High Court stays sedition case against Khaleda Zia for 6 months

The High Court has suspended proceedings of a sedition case against BNP chief Khaleda Zia for six months.

Staff Correspondentbdnews24.com
Published : 29 March 2017, 02:32 PM
Updated : 29 March 2017, 02:32 PM

In January last year, the case started against the chairperson of BNP, the arch-rival of the ruling party, for ‘expressing doubt’ over the number of freedom fighters who lost their lives during the 1971 Liberation War.

Khaleda filed a petition to the High Court on Jan 5 this year challenging the legality of the case.

Justice Miftah Uddin Choudhury and Justice ANM Bashir Ullah heard her petition on Wednesday and passed the order.

It also issued a rule asking why the trial court’s decision to take Khaleda’s plea into cognisance should not be declared illegal.

The respondents will have to come up with explanations within four weeks.

“This case cannot continue because a statement on the number of martyred freedom fighters cannot be an act of sedition,” Khaleda’s lawyer Barrister AM Mahbub Uddin Khokon told reporters. “Moreover, it was initiated by an individual, not the state.”

While addressing a seminar at Dhaka’s Engineers Institution in 2015, Khaleda said: “There is a debate on the actual number of martyrs.
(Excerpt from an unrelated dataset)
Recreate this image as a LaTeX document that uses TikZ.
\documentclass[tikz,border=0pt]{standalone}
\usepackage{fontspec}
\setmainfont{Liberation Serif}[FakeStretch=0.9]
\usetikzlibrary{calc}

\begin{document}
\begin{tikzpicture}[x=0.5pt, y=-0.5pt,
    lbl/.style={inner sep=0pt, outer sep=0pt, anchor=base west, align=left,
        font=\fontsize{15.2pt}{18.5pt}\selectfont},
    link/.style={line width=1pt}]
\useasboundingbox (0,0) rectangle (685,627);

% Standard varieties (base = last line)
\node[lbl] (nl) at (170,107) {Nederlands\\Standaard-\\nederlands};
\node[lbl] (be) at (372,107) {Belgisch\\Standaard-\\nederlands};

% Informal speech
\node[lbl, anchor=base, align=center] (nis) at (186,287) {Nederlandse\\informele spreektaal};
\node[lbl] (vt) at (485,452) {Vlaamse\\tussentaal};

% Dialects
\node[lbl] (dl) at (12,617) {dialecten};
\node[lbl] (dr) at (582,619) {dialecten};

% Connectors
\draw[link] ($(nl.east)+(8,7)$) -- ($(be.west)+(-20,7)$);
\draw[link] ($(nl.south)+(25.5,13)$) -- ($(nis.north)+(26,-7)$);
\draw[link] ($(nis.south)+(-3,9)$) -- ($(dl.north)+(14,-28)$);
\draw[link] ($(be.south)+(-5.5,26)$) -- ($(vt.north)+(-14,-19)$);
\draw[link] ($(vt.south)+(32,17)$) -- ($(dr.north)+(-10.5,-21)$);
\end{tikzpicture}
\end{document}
Different books carry different figures.”

Supreme Court lawyer Mumtaz Uddin Ahmed Mehedi served a legal notice on Khaleda asking her to withdraw her statement.

Getting no response, he pleaded to the home ministry to start a sedition case against Khaleda under the Penal Code.

The ministry endorsed his plea on Jan 21 last year, clearing the way for Mehedi to start the case with the Chief Metropolitan Magistrate’s Court in Dhaka the next day.

The court summoned Khaleda to appear before it on Mar 3. Khaleda appeared before the court and secured bail on Apr 10.

The case was transferred to the court of Dhaka Metropolitan Sessions Judge Kamrul Hossain Molla.

Khaleda secured bail from the court on Aug 10 last year, the same day when the court took the charges against her into cognisance.

She challenged the legality of the order on Jan 5 on which the High Court issued the rule on Wednesday.